The young man claims that his telephone bill was disconnected twice in September and twice in October also, and when he went to the GT&T office on all occasions, he “had to behave bad” before they reconnected his telephone line, which they had wrongfully disconnected.
Inniss told the Kaieteur News reporter that the utility company had disconnected his telephone line three times in November and he is “fed up with this type of nonsense.” When he ventured into GT&T again, this time, he was told that he owed money for September month, and when he produced the receipt that was issued to him by the Leonora Post Office, the staff claimed that they “never received the money for this receipt”.
The young man was given a number to call (075) which he did and reported the matter. His reference number is 1214380.
He was assured by GT&T staff that they were “tracking down the money” and when he decided to call his landline number (268-3934) another voice answered. He stated that he was puzzled and upon investigation he found out that a female who lived three houses away from him had applied for a new telephone line, and she was issued with his number.
Inniss added that when he had previously gone to GT&T to rectify the matter, he dealt with a woman ‘Michelle Elliot’, a supervisor there and even spoke to her on telephone number (225-4199) but was never given any satisfaction.
When he returned to the office to speak with Michelle, after he found out that his number was ‘given away’, the supervisor “didn’t want to speak” and he was referred to another employee, a clerk, who told Inniss that a technician would be at his home by 12:00 hrs on Saturday, last, to check his phone line.

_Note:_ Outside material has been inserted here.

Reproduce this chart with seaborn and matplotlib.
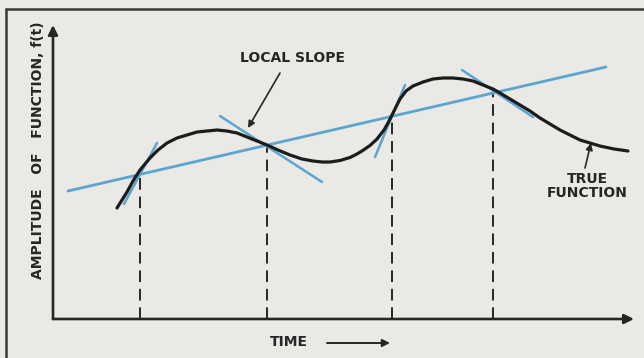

The clerk told him that his phone line had a problem but according to Inniss, that would not excuse the fact that GT&T kept “cutting the line off” and gave his number to someone else, even though he did not owe them “a penny” and was a customer who always paid before the due date.
When he spoke to Kaieteur News this weekend, he stated that neither did he receive any phone calls from the company nor did any technician pay him a visit to check his telephone line.